1. Keep it Entertaining
An eLearning script shouldn’t read like a Wikipedia page. If it’s just a bunch of information disseminated like a regular textbook, all of the novelty has been removed. You want to use the platform to make the most out of your script, extending traditional boundaries to encompass a fully immersive learning environment. Incorporating things like images or infographics into your script will keep learners excited about the learning process.
2. Read it Aloud
Some things sound better when you say them in your mind because you understand your intended intonation. Read your script aloud in a variety of ways. Ideally, you want it to translate the same way to all learners for maximum efficiency. Almost everything is subject to a multitude of interpretations, but you need to be sure that the majority of your learners can clearly discern the one you intend for them to use.
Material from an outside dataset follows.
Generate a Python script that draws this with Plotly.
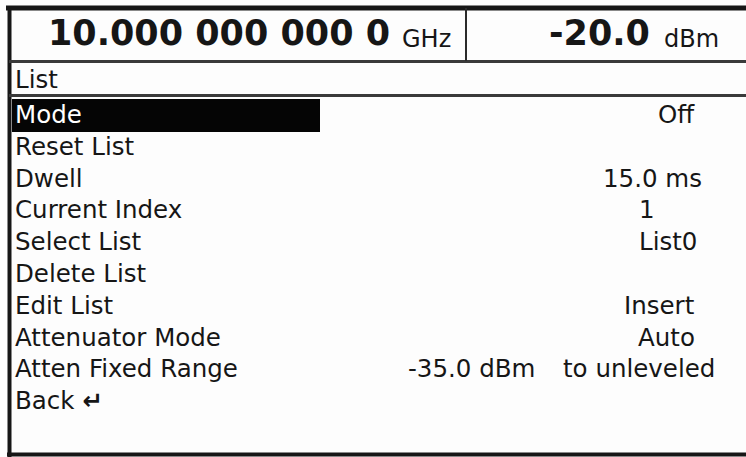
import plotly.graph_objects as go

# Instrument display contents
freq_value = "10.000 000 000 0"
freq_unit = "GHz"
level_value = "-20.0"
level_unit = "dBm"
menu_title = "List"
menu_items = ["Mode", "Reset List", "Dwell", "Current Index", "Select List",
              "Delete List", "Edit List", "Attenuator Mode", "Atten Fixed Range", "Back <b>\u21b5</b>"]
menu_values = ["Off", "", "15.0 ms", "1", "List0", "", "Insert", "Auto", "to unleveled", ""]
range_low = "-35.0 dBm"
selected_row = 0

# Layout (pixels, screen is 746x457)
W, H = 746, 457
ROW0, ROW_STEP = 114.5, 31.8
INK = "#161616"
MENU_FONT = dict(family="DejaVu Sans", size=24.5, color=INK)
# anchor and x of each value column entry
value_pos = [("right", 697), None, ("right", 704), ("center", 647), ("right", 699),
             None, ("right", 697), ("right", 697), ("right", 717), None]

fig = go.Figure()
fig.add_trace(go.Scatter(x=[0, W], y=[0, H], mode="markers", marker=dict(opacity=0),
                         hoverinfo="skip", showlegend=False))

shapes = [
    dict(type="line", x0=6, x1=W, y0=8, y1=8, line=dict(color=INK, width=5)),
    dict(type="line", x0=9.5, x1=9.5, y0=6, y1=457, line=dict(color=INK, width=4)),
    dict(type="line", x0=7, x1=W, y0=454.5, y1=454.5, line=dict(color=INK, width=4)),
    dict(type="line", x0=9, x1=W, y0=61.5, y1=61.5, line=dict(color="#3a3a3a", width=3)),
    dict(type="line", x0=9, x1=W, y0=95.5, y1=95.5, line=dict(color="#3a3a3a", width=3)),
    dict(type="line", x0=466, x1=466, y0=8, y1=61, line=dict(color="#2a2a2a", width=2)),
]
sel_y = ROW0 + selected_row * ROW_STEP
shapes.append(dict(type="rect", x0=12, x1=320, y0=sel_y - 15.5, y1=sel_y + 17.5,
                   fillcolor="#050505", line=dict(width=0), layer="below"))

ann = []
big = dict(family="DejaVu Sans", size=35, color=INK, weight="bold")
unit = dict(family="DejaVu Sans", size=24, color=INK)
ann.append(dict(x=392, y=33, text=f"<b>{freq_value}</b>", xanchor="right", yanchor="middle", font=big))
ann.append(dict(x=400, y=39, text=freq_unit, xanchor="left", yanchor="middle", font=unit))
ann.append(dict(x=652, y=33, text=f"<b>{level_value}</b>", xanchor="right", yanchor="middle", font=big))
ann.append(dict(x=662, y=39, text=level_unit, xanchor="left", yanchor="middle", font=unit))
ann.append(dict(x=13, y=79, text=menu_title, xanchor="left", yanchor="middle", font=MENU_FONT))

for i, label in enumerate(menu_items):
    y = ROW0 + i * ROW_STEP
    color = "white" if i == selected_row else INK
    ann.append(dict(x=13, y=y, text=label, xanchor="left", yanchor="middle",
                    font=dict(MENU_FONT, color=color)))
    if menu_values[i]:
        anchor, x = value_pos[i]
        ann.append(dict(x=x, y=y, text=menu_values[i], xanchor=anchor, yanchor="middle", font=MENU_FONT))
ann.append(dict(x=537, y=ROW0 + 8 * ROW_STEP, text=range_low, xanchor="right", yanchor="middle",
                font=MENU_FONT))

for a in ann:
    a.update(showarrow=False, xref="x", yref="y")

fig.update_layout(
    width=W, height=H,
    margin=dict(l=0, r=0, t=0, b=0),
    paper_bgcolor="#fdfdfd", plot_bgcolor="#fdfdfd",
    xaxis=dict(range=[0, W], visible=False, fixedrange=True),
    yaxis=dict(range=[H, 0], visible=False, fixedrange=True),
    shapes=shapes, annotations=ann,
    showlegend=False,
)
fig.write_html("out.html", config=dict(displayModeBar=False),
               post_script="document.body.style.margin='0';")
Boil down the language to a point where it’s able to be universally understood.
3. Remain Inclusive
Not every learner is going to be able to engage with your script the same way. Some learners will be visually impaired or hearing impaired. For your script to be just as effective to everyone, you need to make it accessible to all learners in verbal and written form.
4. Keep Things on Track
To comprehensively cover a subject, you may feel tempted to send your learners off on brief tangents. Getting a full scope of a concept is great, but tangents can actually overtake the entire message you’re trying to convey. The goal is to say as much as you can with as few words as possible. This means sticking to the objective and communicating it clearly. If you need to extrapolate on a specific point, it may be important to do so. Just make sure your script is structured in a cohesive manner that doesn’t shift between points so frequently that learners become confused.
5. Be Conversational
The tone of your script should be similar to the tone of the learners you’re trying to address. Always use conversational, active language that’s targeted at your core learning group. Children won’t feel as though they’re able to interact with a narrative similar to one that would be used for a course on corporate leadership. High powered executives will be put off by scripts that feel condescending. People want to learn in the same language they use to speak. Effective scripts will always cater to the people who need them to strengthen their connection to the learner.
Before you release your course, make sure you’ve given it a few trial runs with people who fit the course’s designated demographic. It’s better to know early on what isn’t working, rather than trying to fix something after it’s been released. There’s no such thing as too many trial runs.